Catch Napoleon Fever
Through September 3, the Virginia Museum of Fine Arts features a remarkable exhibition "Napoleon: Power and Splendor" focused on the man and the empire (1769-1821) that made French history. An array of portraits of Napoleon give a sense of how Napoleon Bonaparte wanted to be represented and the exhibition also catalogs daily life during his reign, including an elaborate pecking order, lavish dinners (and the accompanying cutlery, serving vessels and china), household objects and the kind of political propaganda we may, falsely, think of as a modern invention.
Art Inside and Out
You could spend an entire day enjoying the many offerings at the Virginia Museum of Fine Arts—one of the first museums in the South operated with state funds— from great traveling exhibitions to the largest collection of Fabergé eggs outside Russia.
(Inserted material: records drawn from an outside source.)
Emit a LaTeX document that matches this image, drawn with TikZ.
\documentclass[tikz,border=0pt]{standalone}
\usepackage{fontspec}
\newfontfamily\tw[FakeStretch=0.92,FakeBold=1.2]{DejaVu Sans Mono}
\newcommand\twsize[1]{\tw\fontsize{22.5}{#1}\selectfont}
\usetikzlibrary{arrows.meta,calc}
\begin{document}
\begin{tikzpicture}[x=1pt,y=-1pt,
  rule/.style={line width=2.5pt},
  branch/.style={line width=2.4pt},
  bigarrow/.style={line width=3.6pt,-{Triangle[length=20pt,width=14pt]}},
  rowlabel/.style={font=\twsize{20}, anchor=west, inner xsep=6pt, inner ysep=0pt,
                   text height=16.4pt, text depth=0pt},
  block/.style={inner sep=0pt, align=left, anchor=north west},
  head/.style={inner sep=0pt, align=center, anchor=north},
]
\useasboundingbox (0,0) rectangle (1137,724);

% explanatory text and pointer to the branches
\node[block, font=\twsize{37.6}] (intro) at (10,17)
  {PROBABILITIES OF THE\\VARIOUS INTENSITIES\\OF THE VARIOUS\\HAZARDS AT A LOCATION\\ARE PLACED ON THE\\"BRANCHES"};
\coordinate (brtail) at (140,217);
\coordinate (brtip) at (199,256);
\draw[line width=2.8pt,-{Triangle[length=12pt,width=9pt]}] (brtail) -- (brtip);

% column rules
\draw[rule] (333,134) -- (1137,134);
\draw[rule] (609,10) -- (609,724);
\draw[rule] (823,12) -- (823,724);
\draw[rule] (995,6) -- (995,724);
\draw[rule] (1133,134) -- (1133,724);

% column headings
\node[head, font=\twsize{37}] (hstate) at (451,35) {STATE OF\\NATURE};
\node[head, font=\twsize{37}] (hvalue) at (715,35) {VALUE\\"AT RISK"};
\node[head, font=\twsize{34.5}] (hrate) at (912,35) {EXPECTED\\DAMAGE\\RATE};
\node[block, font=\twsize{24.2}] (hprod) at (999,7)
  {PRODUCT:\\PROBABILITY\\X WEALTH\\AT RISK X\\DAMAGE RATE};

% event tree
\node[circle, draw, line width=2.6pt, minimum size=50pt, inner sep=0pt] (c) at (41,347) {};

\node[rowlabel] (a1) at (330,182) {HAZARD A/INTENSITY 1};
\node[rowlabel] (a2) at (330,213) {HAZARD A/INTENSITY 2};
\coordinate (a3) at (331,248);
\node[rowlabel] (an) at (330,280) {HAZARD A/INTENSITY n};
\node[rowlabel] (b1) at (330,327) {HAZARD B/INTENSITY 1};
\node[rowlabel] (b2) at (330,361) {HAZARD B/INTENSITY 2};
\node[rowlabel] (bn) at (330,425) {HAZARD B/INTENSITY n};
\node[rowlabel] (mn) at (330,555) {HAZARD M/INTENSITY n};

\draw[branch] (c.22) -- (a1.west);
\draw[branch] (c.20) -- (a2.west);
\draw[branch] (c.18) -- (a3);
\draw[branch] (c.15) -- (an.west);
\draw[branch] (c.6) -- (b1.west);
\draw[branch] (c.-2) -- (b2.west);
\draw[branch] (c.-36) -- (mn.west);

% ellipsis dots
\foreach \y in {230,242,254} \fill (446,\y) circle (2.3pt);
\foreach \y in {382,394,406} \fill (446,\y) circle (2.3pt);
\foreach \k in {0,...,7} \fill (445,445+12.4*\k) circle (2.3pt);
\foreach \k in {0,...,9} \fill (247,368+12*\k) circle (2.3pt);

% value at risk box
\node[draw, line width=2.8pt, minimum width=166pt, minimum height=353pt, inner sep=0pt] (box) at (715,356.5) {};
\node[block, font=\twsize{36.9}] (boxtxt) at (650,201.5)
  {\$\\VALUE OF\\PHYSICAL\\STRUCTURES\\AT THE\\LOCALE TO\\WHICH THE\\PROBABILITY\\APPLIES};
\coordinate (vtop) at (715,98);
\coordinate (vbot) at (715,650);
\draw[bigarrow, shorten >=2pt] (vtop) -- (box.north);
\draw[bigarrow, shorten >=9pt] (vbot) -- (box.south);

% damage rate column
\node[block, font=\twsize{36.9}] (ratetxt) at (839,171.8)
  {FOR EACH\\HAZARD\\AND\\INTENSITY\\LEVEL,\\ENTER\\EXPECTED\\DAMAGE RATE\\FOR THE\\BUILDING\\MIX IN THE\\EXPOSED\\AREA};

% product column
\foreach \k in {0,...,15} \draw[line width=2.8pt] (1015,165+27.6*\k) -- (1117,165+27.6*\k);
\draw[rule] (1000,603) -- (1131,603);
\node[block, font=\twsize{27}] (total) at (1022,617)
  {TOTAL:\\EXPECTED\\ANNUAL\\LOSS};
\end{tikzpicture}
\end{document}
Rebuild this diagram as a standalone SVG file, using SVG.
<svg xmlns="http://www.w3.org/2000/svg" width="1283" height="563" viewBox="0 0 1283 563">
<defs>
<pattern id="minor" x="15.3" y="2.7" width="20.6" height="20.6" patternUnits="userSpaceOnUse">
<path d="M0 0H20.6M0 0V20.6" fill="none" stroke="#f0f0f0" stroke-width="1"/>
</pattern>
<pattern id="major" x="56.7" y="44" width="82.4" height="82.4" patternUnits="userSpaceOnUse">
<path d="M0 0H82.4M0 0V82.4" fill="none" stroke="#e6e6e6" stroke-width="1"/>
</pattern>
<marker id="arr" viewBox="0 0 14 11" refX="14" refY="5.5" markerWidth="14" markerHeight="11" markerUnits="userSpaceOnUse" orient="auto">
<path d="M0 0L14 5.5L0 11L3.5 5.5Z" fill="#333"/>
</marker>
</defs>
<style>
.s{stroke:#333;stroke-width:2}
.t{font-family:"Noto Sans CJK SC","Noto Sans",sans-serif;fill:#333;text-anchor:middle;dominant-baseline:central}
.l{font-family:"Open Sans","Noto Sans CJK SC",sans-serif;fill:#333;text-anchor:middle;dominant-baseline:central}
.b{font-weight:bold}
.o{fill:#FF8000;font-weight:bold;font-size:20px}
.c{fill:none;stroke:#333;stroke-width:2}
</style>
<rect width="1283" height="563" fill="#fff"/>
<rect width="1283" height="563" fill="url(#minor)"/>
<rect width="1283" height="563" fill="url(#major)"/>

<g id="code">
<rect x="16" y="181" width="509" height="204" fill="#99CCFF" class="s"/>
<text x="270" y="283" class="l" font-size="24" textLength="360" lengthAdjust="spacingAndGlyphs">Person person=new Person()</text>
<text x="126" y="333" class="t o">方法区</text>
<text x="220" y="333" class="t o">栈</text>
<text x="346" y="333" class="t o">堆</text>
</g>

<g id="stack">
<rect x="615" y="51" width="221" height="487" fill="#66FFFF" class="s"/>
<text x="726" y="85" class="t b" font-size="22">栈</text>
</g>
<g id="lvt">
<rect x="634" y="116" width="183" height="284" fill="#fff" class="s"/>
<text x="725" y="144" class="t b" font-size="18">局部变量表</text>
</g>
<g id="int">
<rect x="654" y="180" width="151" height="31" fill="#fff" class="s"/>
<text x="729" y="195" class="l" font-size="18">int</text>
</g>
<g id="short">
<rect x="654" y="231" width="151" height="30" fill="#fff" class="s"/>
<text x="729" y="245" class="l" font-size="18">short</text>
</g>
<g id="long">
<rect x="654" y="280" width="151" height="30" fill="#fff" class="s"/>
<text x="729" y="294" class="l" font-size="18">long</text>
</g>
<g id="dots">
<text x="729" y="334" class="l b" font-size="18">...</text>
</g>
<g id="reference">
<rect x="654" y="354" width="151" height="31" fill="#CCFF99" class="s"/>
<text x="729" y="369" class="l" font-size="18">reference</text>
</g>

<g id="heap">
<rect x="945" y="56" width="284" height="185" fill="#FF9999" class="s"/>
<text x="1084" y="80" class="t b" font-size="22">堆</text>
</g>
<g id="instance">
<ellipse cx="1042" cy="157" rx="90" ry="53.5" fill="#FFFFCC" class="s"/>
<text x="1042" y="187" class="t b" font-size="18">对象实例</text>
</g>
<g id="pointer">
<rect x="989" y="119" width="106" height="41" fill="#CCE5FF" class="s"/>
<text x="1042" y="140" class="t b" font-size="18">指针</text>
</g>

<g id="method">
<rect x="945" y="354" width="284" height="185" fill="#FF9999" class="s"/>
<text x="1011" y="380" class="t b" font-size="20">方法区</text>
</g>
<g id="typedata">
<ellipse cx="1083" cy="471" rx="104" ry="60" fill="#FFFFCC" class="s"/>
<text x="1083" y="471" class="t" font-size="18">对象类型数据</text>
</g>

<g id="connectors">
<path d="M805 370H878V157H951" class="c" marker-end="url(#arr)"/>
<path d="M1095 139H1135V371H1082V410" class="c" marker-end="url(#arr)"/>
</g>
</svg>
The lovely Robins Sculpture Garden is a great place to unwind and relax surrounded by a reflecting pool and works by Henry Moore, Dale Chihuly and Oronzio Maldarelli.
Girl Power
As notable for its exhibitions as it is for its lovely grounds, the Virginia Museum of Fine Arts is a must-stop on a Richmond tour. The striking 24-foot tall sculpture "Chloe" (2016) by the renowned Spanish artist Jaume Plensa is one of the works that ornament VMFA's Robins Sculpture Garden, which will continue to see new commissions over time.
Can Can Brasserie
Filled with Gallic charm, the atmospheric Can Can Brasserie in Richmond's Carytown neighborhood is a great stop for French classics like a croque monsieur and madame, onion soup and steaks frites and a great wine list by the glass. White subway tile walls, tiny wood cafe tables and globe lights hit all the Francophile buttons. Attention to detail is key, with thoughtful service (our waitress offered to fill our bicycle water bottles for us) and the kind of decor that projects you straight to Saint-Germain. Lovely touches like frites served in white paper cones in silver cups with housemade mayo exemplify the memorable touches.
Charm City
Don't leave Richmond without a stop at the cute-as-heck Charm School Social Club ice cream shop where you can get non-GMO, grass-fed cow-sourced ice cream in an array of flavors (birthday cake, strawberry shortcake, lime cherry-ade, lavender ice, Thai iced tea), sundaes topped with Virginia peanuts and even vegan ice cream. The interior is a Wes Anderson-worthy rhapsody of old-school graphics, local art and more style than a human can bear. Just go.